Ce tableau synthétise les étapes principales de la reddition de comptes :

Périodicité Document à remettre Destinataire
Annuellement Compte de gestion Juge des tutelles
À la demande Justificatifs, inventaires Conseil de famille, subrogé tuteur

Assumer le rôle de tuteur implique une gestion méthodique, minutieuse, encadrée par le Code civil. Chaque document, chaque opération, engage la responsabilité du tuteur devant le juge et, de façon indirecte, face aux proches.

tuteur responsabilité

Manquements du tuteur : quels risques et quelles voies de recours pour la famille ?

Quand le tuteur faillit, les conséquences peuvent être lourdes : gestion défaillante, absence de comptes, décisions contestées, manque d’informations envers la famille. Face à ces dérives, les proches ne sont pas démunis.

Le premier réflexe à adopter : signaler la situation au juge des tutelles. Un courrier argumenté, accompagné de tout élément probant, permet d’alerter le magistrat. Cette démarche est ouverte à tous : membre de la famille, subrogé tuteur, voire simple proche non héritier. Le juge examine alors l’ensemble des pièces, peut diligenter une enquête ou demander des explications au tuteur.

Si la faute est avérée et met en danger les intérêts de la personne protégée, le juge peut prononcer la révocation du tuteur et confier la mission à un autre membre de la famille ou à un mandataire judiciaire. Il est aussi possible de saisir le juge du contentieux de la protection pour contester une décision ou engager la responsabilité du tuteur.

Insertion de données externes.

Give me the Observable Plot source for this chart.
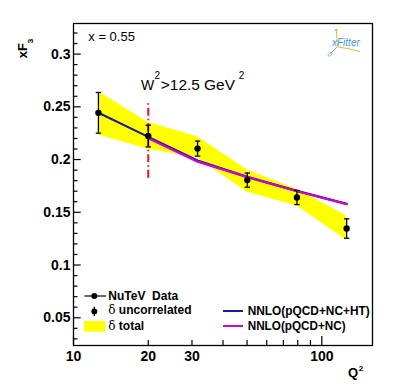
<!DOCTYPE html>
<html><head><meta charset="utf-8">
<script src="https://cdn.jsdelivr.net/npm/d3@7"></script>
<script src="https://cdn.jsdelivr.net/npm/@observablehq/plot@0.6"></script>
<style>
body{margin:0;background:#fff;}
#chart{position:relative;width:407px;height:387px;}
</style></head><body><div id="chart"></div>
<script>
// ---- data ----
const q2 = [12.6, 20.0, 31.6, 50.1, 79.4, 125.9];
const xF3 = [0.2443, 0.2223, 0.2104, 0.1805, 0.1640, 0.1346];
const errUncor = [0.0193, 0.0103, 0.0071, 0.0067, 0.0067, 0.0092];
const totalHi = [0.2642, 0.2351, 0.2216, 0.1900, 0.1719, 0.1465];
const totalLo = [0.2234, 0.2098, 0.2015, 0.1690, 0.1560, 0.1234];
const htQ2 = [12.6, 20.0, 31.6, 50.1, 79.4, 125.9];
const nnloHT = [0.2443, 0.2215, 0.1990, 0.1836, 0.1703, 0.1580];
const ncQ2 = [20.0, 31.6, 50.1, 79.4, 125.9];
const nnloNC = [0.2203, 0.1980, 0.1833, 0.1700, 0.1578];
const wCutQ2 = [20];
const wCutRange = [0.1823, 0.2547];
const yMajor = [0.05, 0.1, 0.15, 0.2, 0.25, 0.3];
const yLabels = ["0.05", "0.1", "0.15", "0.2", "0.25", "0.3"];
const yMinor = [0.03,0.04,0.06,0.07,0.08,0.09,0.11,0.12,0.13,0.14,0.16,0.17,0.18,0.19,0.21,0.22,0.23,0.24,0.26,0.27,0.28,0.29,0.31,0.32];
const xLong = [10, 100];
const xShort = [20, 30, 40, 50, 60, 70, 80, 90];
const xLabelVals = [10, 20, 30, 40, 50, 100];
const xLabels = ["10", "20", "30", "40", "50", "100"];

const W = 407, H = 387, mL = 73, mR = 35, mT = 23, mB = 42;
const innerW = W - mL - mR, innerH = H - mT - mB;

const pts = q2.map((q, i) => ({q, v: xF3[i], e: errUncor[i], hi: totalHi[i], lo: totalLo[i]}));
const ht = htQ2.map((q, i) => ({q, v: nnloHT[i]}));
const nc = ncQ2.map((q, i) => ({q, v: nnloNC[i]}));

const capSymbol = {draw(ctx, size) { const r = Math.sqrt(size / Math.PI); ctx.moveTo(-r, 0); ctx.lineTo(r, 0); }};

const plot = Plot.plot({
  width: W, height: H,
  marginLeft: mL, marginRight: mR, marginTop: mT, marginBottom: mB,
  style: {fontFamily: "'Liberation Sans', Arial, sans-serif"},
  x: {type: "log", domain: [10, 160]},
  y: {domain: [0.0237, 0.329]},
  marks: [
    Plot.areaY(pts, {x: "q", y1: "lo", y2: "hi", fill: "#ffff00"}),
    Plot.ruleX(wCutQ2, {x: d => d, y1: wCutRange[0], y2: wCutRange[1], stroke: "#e8141c", strokeWidth: 2, strokeDasharray: "8,3,1.5,3"}),
    Plot.line(ht, {x: "q", y: "v", stroke: "#1c1ca0", strokeWidth: 2.2}),
    Plot.line(nc, {x: "q", y: "v", stroke: "#d200d2", strokeWidth: 2.2}),
    Plot.ruleX(pts, {x: "q", y1: d => d.v - d.e, y2: d => d.v + d.e, stroke: "black", strokeWidth: 1.3}),
    Plot.dot(pts, {x: "q", y: d => d.v + d.e, symbol: capSymbol, r: 2.7, stroke: "black", strokeWidth: 1.3, fill: "none"}),
    Plot.dot(pts, {x: "q", y: d => d.v - d.e, symbol: capSymbol, r: 2.7, stroke: "black", strokeWidth: 1.3, fill: "none"}),
    Plot.dot(pts, {x: "q", y: "v", r: 3.2, fill: "black", stroke: "none"}),
    Plot.frame({stroke: "black", strokeWidth: 1.3}),
    Plot.tickY(yMajor, {y: d => d, insetRight: innerW - 7.7, stroke: "black", strokeWidth: 1.2}),
    Plot.tickY(yMinor, {y: d => d, insetRight: innerW - 4.5, stroke: "black", strokeWidth: 1.2}),
    Plot.tickX(xLong, {x: d => d, insetTop: innerH - 9, stroke: "black", strokeWidth: 1.2}),
    Plot.tickX(xShort, {x: d => d, insetTop: innerH - 5, stroke: "black", strokeWidth: 1.2}),
    Plot.axisY(yMajor, {tickSize: 0, tickPadding: 3, label: null, fontSize: 14, fontWeight: "bold", fill: "black",
      tickFormat: d => yLabels[yMajor.indexOf(d)]}),
    Plot.axisX(xLabelVals, {tickSize: 0, tickPadding: 6, label: null, fontSize: 14, fontWeight: "bold", fill: "black",
      tickFormat: d => xLabels[xLabelVals.indexOf(d)]})
  ]
});
document.getElementById("chart").appendChild(plot);

// ---- annotations ----
const svg = d3.select(plot);
const F = "'Liberation Sans', Arial, sans-serif";
function txt(x, y, s, size, weight, opts = {}) {
  const t = svg.append("text").attr("x", x).attr("y", y).attr("font-family", F)
    .attr("text-anchor", opts.anchor || "start")
    .attr("font-size", size).attr("font-weight", weight || "normal").attr("fill", opts.fill || "black").text(s);
  if (opts.style) t.attr("font-style", opts.style);
  if (opts.len) t.attr("textLength", opts.len).attr("lengthAdjust", "spacingAndGlyphs");
  return t;
}
txt(88.3, 41, "x = 0.55", 13, "normal");

// W^2 > 12.5 GeV^2 as one text element
const wt = txt(141, 90, "", 14, "normal");
wt.append("tspan").attr("x", 141).attr("y", 90).text("W");
wt.append("tspan").attr("x", 154.5).attr("y", 79).attr("font-size", 10).text("2");
wt.append("tspan").attr("x", 160.8).attr("y", 90).attr("textLength", 74.2).attr("lengthAdjust", "spacingAndGlyphs").text(">12.5 GeV");
wt.append("tspan").attr("x", 238.8).attr("y", 78.7).attr("font-size", 10).text("2");

// y label xF3 rotated
const yl = svg.append("text").attr("transform", "translate(26.7,58.3) rotate(-90)").attr("text-anchor", "start")
  .attr("font-family", F).attr("font-weight", "bold").attr("font-size", 13).attr("fill", "black");
yl.append("tspan").text("xF");
yl.append("tspan").attr("font-size", 8).attr("dy", 6.3).text("3");

// x label Q2
const ql = txt(348, 376.7, "", 13, "bold");
ql.append("tspan").text("Q");
ql.append("tspan").attr("x", 358.8).attr("y", 370.5).attr("font-size", 8).text("2");

// xFitter logo
const logo = svg.append("g");
logo.append("path").attr("d", "M336.3,30 L337.5,46.5").attr("stroke", "#f2b13c").attr("stroke-width", 1).attr("fill", "none");
logo.append("circle").attr("cx", 336.3).attr("cy", 30).attr("r", 1.3).attr("fill", "#f2b13c");
logo.append("path").attr("d", "M337.5,47 Q348,48 360,51.5").attr("stroke", "#f2b13c").attr("stroke-width", 1).attr("fill", "none");
logo.append("path").attr("d", "M337,47 L330.5,53.5").attr("stroke", "#6fb3e6").attr("stroke-width", 1).attr("fill", "none");
logo.append("ellipse").attr("cx", 330).attr("cy", 54.3).attr("rx", 2.3).attr("ry", 1.3).attr("transform", "rotate(-40,330,54.3)")
  .attr("stroke", "#6fb3e6").attr("stroke-width", 0.8).attr("fill", "none");
txt(332, 46.3, "xFitter", 10, "normal", {fill: "#3b98dd", style: "italic"});

// legend (left)
svg.append("line").attr("x1", 84.3).attr("x2", 106).attr("y1", 296).attr("y2", 296).attr("stroke", "black").attr("stroke-width", 1.2);
svg.append("circle").attr("cx", 94.3).attr("cy", 296).attr("r", 3).attr("fill", "black");
txt(108.3, 299.5, "NuTeV  Data", 12, "bold").attr("xml:space", "preserve").style("white-space", "pre");
svg.append("line").attr("x1", 94.3).attr("x2", 94.3).attr("y1", 306.7).attr("y2", 316).attr("stroke", "black").attr("stroke-width", 1.3);
svg.append("circle").attr("cx", 94.3).attr("cy", 311.5).attr("r", 3).attr("fill", "black");
const t2 = txt(108.3, 314.3, "", 12, "bold");
t2.append("tspan").attr("font-weight", "normal").attr("font-family", "'DejaVu Serif', serif").text("δ");
t2.append("tspan").text(" uncorrelated");
svg.append("rect").attr("x", 84).attr("y", 321).attr("width", 21.3).attr("height", 10.7).attr("fill", "#ffff00");
const t3 = txt(108.3, 329.5, "", 12, "bold");
t3.append("tspan").attr("font-weight", "normal").attr("font-family", "'DejaVu Serif', serif").text("δ");
t3.append("tspan").text(" total");

// legend (right)
svg.append("line").attr("x1", 223).attr("x2", 243).attr("y1", 311).attr("y2", 311).attr("stroke", "#1c1ca0").attr("stroke-width", 2);
txt(247.7, 315.3, "NNLO(pQCD+NC+HT)", 12, "bold", {len: 122});
svg.append("line").attr("x1", 223).attr("x2", 243).attr("y1", 326).attr("y2", 326).attr("stroke", "#d200d2").attr("stroke-width", 2);
txt(247.7, 330.3, "NNLO(pQCD+NC)", 12, "bold", {len: 98});
</script></body></html>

Les démarches principales pour réagir face à un manquement sont les suivantes :

  • Signaler toute irrégularité auprès du juge des tutelles
  • Demander la révocation du tuteur en cas de faute manifeste
  • Faire appel au juge du contentieux de la protection pour trancher un conflit

La vigilance collective, famille, proches, subrogé tuteur, demeure le meilleur rempart pour défendre les droits et la dignité du majeur protégé. Quand la confiance vacille, la justice reste le recours. Ce n’est jamais une démarche anodine, mais parfois, c’est le seul moyen pour rétablir l’équilibre et garantir que la protection ne soit pas qu’un mot sur un papier.